Review Python geodata code
Company: Airbnb
Role: Software Engineer
Category: Coding & Algorithms
Difficulty: Medium
Interview Round: Onsite
##### Question
You are given a Python codebase that performs geolocation data processing. Conduct a thorough code review: identify readability, correctness, performance, and scalability issues, and propose concrete refactors or optimizations (e.g., data structures, vectorization, caching, modularization).
Quick Answer: This question evaluates proficiency in Python code review and geolocation data-processing, including competencies in readability, correctness, performance optimization, and architectural scalability.
Given a list of GPS points as (latitude, longitude) and an integer precision p, partition the plane into a uniform grid where each cell spans 10^-p degrees in both latitude and longitude. Map each point to its grid cell using integer tile indices i = floor(lat * 10^p + 1e-12) and j = floor(lon * 10^p + 1e-12). Return the number of distinct grid cells visited by the points. If the list is empty, return 0.
Constraints
- 0 <= n <= 200000
- -90.0 <= latitude <= 90.0
- -180.0 <= longitude <= 180.0
- 0 <= precision <= 6
- Quantization uses i = floor(lat * 10^precision + 1e-12), j = floor(lon * 10^precision + 1e-12)
- Return the count of unique (i, j) pairs
Solution
import math
from typing import List, Tuple
def count_distinct_cells(points: list[tuple[float, float]], precision: int) -> int:
scale = 10 ** precision
eps = 1e-12
seen = set()
for lat, lon in points:
i = math.floor(lat * scale + eps)
j = math.floor(lon * scale + eps)
seen.add((i, j))
return len(seen)
Explanation
We quantize each point to an integer grid by scaling by 10^p and flooring with a tiny epsilon to neutralize floating-point artifacts near integers.
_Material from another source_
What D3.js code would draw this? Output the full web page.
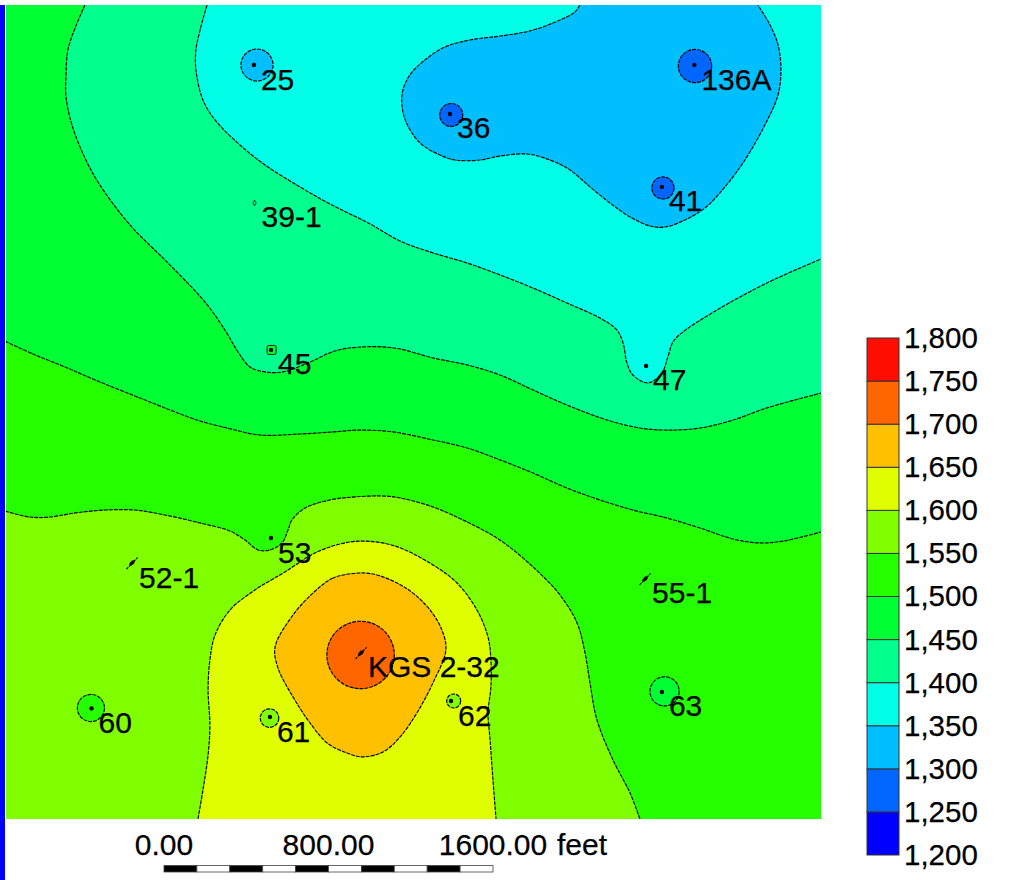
<!DOCTYPE html>
<html>
<head>
  <meta charset="utf-8">
  <script src="https://cdn.jsdelivr.net/npm/d3@7"></script>
  <style>
    html, body { margin: 0; padding: 0; background: #fff; }
    svg { display: block; }
    text { font-family: "Liberation Sans", Arial, sans-serif; fill: #000; stroke: #000; stroke-width: 0.25px; }
  </style>
</head>
<body>
<script type="text/javascript">
// legend levels and the colour of each 50 ft band, lowest first
var levels = [1200, 1250, 1300, 1350, 1400, 1450, 1500, 1550, 1600, 1650, 1700, 1750, 1800];
var bandColors = ["#0000ff", "#0066ff", "#00bfff", "#00ffe6", "#00ff8c", "#00ff33",
                  "#26ff00", "#80ff00", "#dfff00", "#ffc000", "#ff6600", "#ff0d00"];

// map extent in feet (east, north)
var mapWidth = 3970, mapHeight = 3960;

// contour lines, [east, north] in feet
var iso1350 = [[2797,3960],[2773,3926],[2700,3887],[2554,3834],[2408,3809],[2262,3790],[2141,3756],[2043,3693],[1970,3620],[1936,3547],[1931,3474],[1951,3391],[2019,3289],[2116,3230],[2189,3206],[2311,3206],[2408,3225],[2540,3235],[2651,3206],[2749,3157],[2846,3075],[2943,2997],[3041,2929],[3138,2885],[3211,2880],[3308,2914],[3406,2973],[3503,3075],[3600,3206],[3697,3376],[3761,3522],[3775,3644],[3761,3766],[3722,3863],[3663,3960]];
var iso1400 = [[983,3960],[949,3838],[929,3741],[929,3644],[963,3498],[1022,3401],[1143,3279],[1265,3182],[1435,3075],[1581,2992],[1776,2895],[1922,2812],[2082,2754],[2248,2705],[2408,2647],[2569,2583],[2734,2510],[2895,2437],[2977,2379],[3007,2316],[3026,2218],[3055,2160],[3128,2121],[3196,2170],[3225,2248],[3250,2321],[3298,2369],[3464,2476],[3707,2608],[3970,2724]];
var iso1450 = [[389,3960],[341,3848],[306,3741],[297,3620],[297,3513],[326,3376],[389,3216],[462,3084],[608,2890],[803,2695],[973,2515],[1070,2379],[1134,2272],[1192,2199],[1265,2175],[1352,2175],[1484,2223],[1605,2277],[1727,2296],[1897,2291],[2082,2243],[2248,2209],[2408,2160],[2569,2087],[2734,2014],[2929,1941],[3089,1902],[3221,1892],[3381,1902],[3542,1941],[3707,2000],[3970,2072]];
var iso1500 = [[0,2325],[136,2262],[292,2199],[462,2126],[657,2048],[803,1990],[934,1941],[1080,1902],[1241,1868],[1435,1873],[1596,1883],[1727,1892],[1888,1883],[2082,1844],[2248,1805],[2408,1747],[2569,1683],[2734,1610],[2895,1552],[3055,1503],[3221,1464],[3381,1416],[3542,1362],[3673,1343],[3785,1352],[3970,1396]];
var iso1550 = [[0,1498],[122,1469],[219,1469],[341,1489],[487,1503],[632,1503],[778,1479],[949,1440],[1095,1401],[1168,1357],[1231,1309],[1289,1309],[1348,1343],[1377,1406],[1396,1455],[1460,1513],[1581,1552],[1703,1567],[1849,1571],[1922,1562],[2082,1518],[2248,1445],[2408,1357],[2569,1226],[2700,1090],[2783,954],[2822,808],[2846,662],[2880,482],[2958,287],[3041,126],[3089,0]];
var iso1600 = [[939,0],[963,141],[988,311],[997,457],[988,628],[997,774],[1022,895],[1095,1017],[1216,1114],[1362,1202],[1508,1294],[1630,1338],[1742,1352],[1897,1328],[2082,1236],[2199,1148],[2296,1017],[2350,885],[2364,774],[2364,642],[2350,516],[2360,384],[2374,190],[2389,0]];
var iso1650 = [[1727,1197],[1596,1172],[1498,1099],[1401,992],[1314,837],[1328,735],[1401,594],[1484,467],[1567,370],[1664,321],[1737,302],[1839,326],[1922,399],[2004,516],[2082,662],[2145,822],[2126,919],[2068,1017],[1985,1099],[1907,1148],[1810,1187]];

// small closed contours round single wells: east, north, radius (feet), band index
var bullseyes = [
  [1730, 798, 164, 10],
  [1226, 3668, 78, 2],
  [2171, 3425, 56, 1],
  [3357, 3663, 81, 1],
  [3201, 3070, 54, 1],
  [418, 540, 66, 6],
  [1287, 491, 45, 7],
  [2183, 574, 34, 7],
  [3209, 621, 71, 5]
];
// the two tiniest ones come out as a diamond and a square on the grid
var tinyDiamond = [1214, 2997, 4];
var tinySquare = [1297, 2282, 5];

// wells
var wellNames = ["25", "36", "136A", "41", "39-1", "45", "47", "52-1", "53", "55-1", "KGS 2-32", "60", "61", "62", "63"];
var wellEast  = [1211, 2165, 3354, 3196, 1214, 1294, 3119, 618, 1294, 3114, 1732, 421, 1289, 2170, 3196];
var wellNorth = [3668, 3430, 3668, 3075, 2997, 2282, 2204, 1245, 1367, 1168, 808, 538, 496, 574, 618];
// these three have a short slanted mark instead of a dot
var slantWells = ["52-1", "55-1", "KGS 2-32"];

// scale bar
var scaleFeet = [0, 800, 1600];
var scaleBarStep = 160;

var width = 1033, height = 880;

var svg = d3.select("body").append("svg")
  .attr("width", width)
  .attr("height", height);

var x = d3.scaleLinear().domain([0, mapWidth]).range([5, 821]);
var y = d3.scaleLinear().domain([0, mapHeight]).range([819, 5]);
var feetPx = x(1) - x(0);

// blue strip down the left edge
svg.append("rect")
  .attr("x", 0).attr("y", 5)
  .attr("width", 5).attr("height", height - 5)
  .attr("fill", "#0000ff");

svg.append("clipPath").attr("id", "mapClip")
  .append("rect")
  .attr("x", 6).attr("y", 5)
  .attr("width", 815).attr("height", 814);

var map = svg.append("g").attr("clip-path", "url(#mapClip)");

var openLine = d3.line()
  .x(function(d) { return x(d[0]); })
  .y(function(d) { return y(d[1]); })
  .curve(d3.curveCatmullRom.alpha(0.5));

var closedLine = d3.line()
  .x(function(d) { return x(d[0]); })
  .y(function(d) { return y(d[1]); })
  .curve(d3.curveCatmullRomClosed.alpha(0.5));

// straight closing run along the map edge
function fillPath(pts, corners) {
  var tail = corners.map(function(c) { return "L" + x(c[0]) + "," + y(c[1]); }).join("");
  return openLine(pts) + tail + "Z";
}

var topRight = [[mapWidth, mapHeight]];
var topCorners = [[mapWidth, mapHeight], [0, mapHeight]];
var bottomLeft = [[0, 0]];

//base band
map.append("rect")
  .attr("x", x(0)).attr("y", y(mapHeight))
  .attr("width", x(mapWidth) - x(0)).attr("height", y(0) - y(mapHeight))
  .attr("fill", bandColors[6]);

//filled bands, painted from the outside in
var fills = [
  [iso1500, topCorners, 5],
  [iso1450, topRight, 4],
  [iso1400, topRight, 3],
  [iso1350, [], 2],
  [iso1550, bottomLeft, 7],
  [iso1600, [], 8]
];

fills.forEach(function(f) {
  map.append("path").attr("d", fillPath(f[0], f[1])).attr("fill", bandColors[f[2]]);
});

map.append("path").attr("d", closedLine(iso1650)).attr("fill", bandColors[9]);

//contour lines
var dash = "4 1";
var lineWidth = 1.15;

[iso1350, iso1400, iso1450, iso1500, iso1550, iso1600].forEach(function(pts) {
  map.append("path")
    .attr("d", openLine(pts))
    .attr("fill", "none")
    .attr("stroke", "#000")
    .attr("stroke-width", lineWidth)
    .attr("stroke-dasharray", dash);
});

map.append("path")
  .attr("d", closedLine(iso1650))
  .attr("fill", "none")
  .attr("stroke", "#000")
  .attr("stroke-width", lineWidth)
  .attr("stroke-dasharray", dash);

map.selectAll("circle.bull")
  .data(bullseyes)
  .enter().append("circle")
    .attr("class", "bull")
    .attr("cx", function(d) { return x(d[0]); })
    .attr("cy", function(d) { return y(d[1]); })
    .attr("r", function(d) { return d[2] * feetPx; })
    .attr("fill", function(d) { return bandColors[d[3]]; })
    .attr("stroke", "#000")
    .attr("stroke-width", lineWidth)
    .attr("stroke-dasharray", dash);

//the two tiny contours
map.append("path")
  .attr("d", d3.symbol().type(d3.symbolDiamond).size(9))
  .attr("transform", "translate(" + x(tinyDiamond[0]) + "," + y(tinyDiamond[1]) + ")")
  .attr("fill", bandColors[tinyDiamond[2]])
  .attr("stroke", "#000")
  .attr("stroke-width", 0.8);

map.append("rect")
  .attr("x", x(tinySquare[0]) - 4.5).attr("y", y(tinySquare[1]) - 4.5)
  .attr("width", 9).attr("height", 9)
  .attr("rx", 1.5)
  .attr("fill", bandColors[tinySquare[2]])
  .attr("stroke", "#000")
  .attr("stroke-width", 0.9);

//well marks and labels
wellNames.forEach(function(name, i) {
  var cx = x(wellEast[i]), cy = y(wellNorth[i]);
  if (name === "39-1") {
    // only the tiny diamond contour shows here
  } else if (slantWells.indexOf(name) >= 0) {
    map.append("line")
      .attr("x1", cx - 5.5).attr("y1", cy + 6)
      .attr("x2", cx + 5.5).attr("y2", cy - 5.5)
      .attr("stroke", "#000")
      .attr("stroke-width", 1.2)
      .attr("stroke-dasharray", "2.5 1");
    map.append("ellipse")
      .attr("cx", cx).attr("cy", cy)
      .attr("rx", 3.2).attr("ry", 1.8)
      .attr("transform", "rotate(-45 " + cx + " " + cy + ")")
      .attr("fill", "#000");
  } else {
    map.append("circle")
      .attr("cx", cx).attr("cy", cy)
      .attr("r", 2.2)
      .attr("fill", "#000");
  }
  svg.append("text")
    .attr("x", cx + 7)
    .attr("y", cy + 24.5)
    .style("font-size", "30px")
    .text(name);
});

//scale bar
var barX = d3.scaleLinear().domain([0, 1600]).range([164, 493]);
d3.range(0, 1600, scaleBarStep).forEach(function(ft, i) {
  svg.append("rect")
    .attr("x", barX(ft)).attr("y", 865.5)
    .attr("width", barX(ft + scaleBarStep) - barX(ft)).attr("height", 6.5)
    .attr("fill", i % 2 === 0 ? "#000" : "#fff")
    .attr("stroke", "#444")
    .attr("stroke-width", 0.8);
});

svg.selectAll("text.scaleLabel")
  .data(scaleFeet)
  .enter().append("text")
    .attr("class", "scaleLabel")
    .attr("x", function(d) { return barX(d); })
    .attr("y", 855)
    .attr("text-anchor", "middle")
    .style("font-size", "30px")
    .text(function(d) { return d3.format(".2f")(d); });

svg.append("text")
  .attr("x", 557)
  .attr("y", 855)
  .style("font-size", "30px")
  .text("feet");

//legend
var legendY = d3.scaleLinear().domain([1200, 1800]).range([855, 338]);
var legendX = 867, legendW = 32;

svg.selectAll("rect.band")
  .data(bandColors)
  .enter().append("rect")
    .attr("class", "band")
    .attr("x", legendX)
    .attr("y", function(d, i) { return legendY(levels[i + 1]); })
    .attr("width", legendW)
    .attr("height", function(d, i) { return legendY(levels[i]) - legendY(levels[i + 1]); })
    .attr("fill", function(d) { return d; })
    .attr("stroke", "#333")
    .attr("stroke-width", 1);

var legendAxis = d3.axisRight(legendY)
  .tickValues(levels)
  .tickSize(0)
  .tickPadding(5)
  .tickFormat(d3.format(","));

var axisG = svg.append("g")
  .attr("transform", "translate(" + (legendX + legendW) + ",0)")
  .call(legendAxis);

axisG.select(".domain").remove();
axisG.selectAll("text")
  .style("font-family", '"Liberation Sans", Arial, sans-serif')
  .style("font-size", "29.5px")
  .attr("fill", "#000");
</script>
</body>
</html>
Each cell is represented as a pair of integers (i, j). Inserting these pairs into a set yields the number of distinct cells. Using integers for cells is cache- and hash-friendly, and avoids ambiguity in floating-point comparisons.
Time complexity: O(n). Space complexity: O(n).
Hints
- Convert each point to integer tile indices and use a set to track uniqueness.
- Precompute scale = 10**precision and avoid Python's round; use math.floor with a tiny epsilon to counter floating-point noise.
- If many identical points appear, caching their tile result can reduce repeated computation.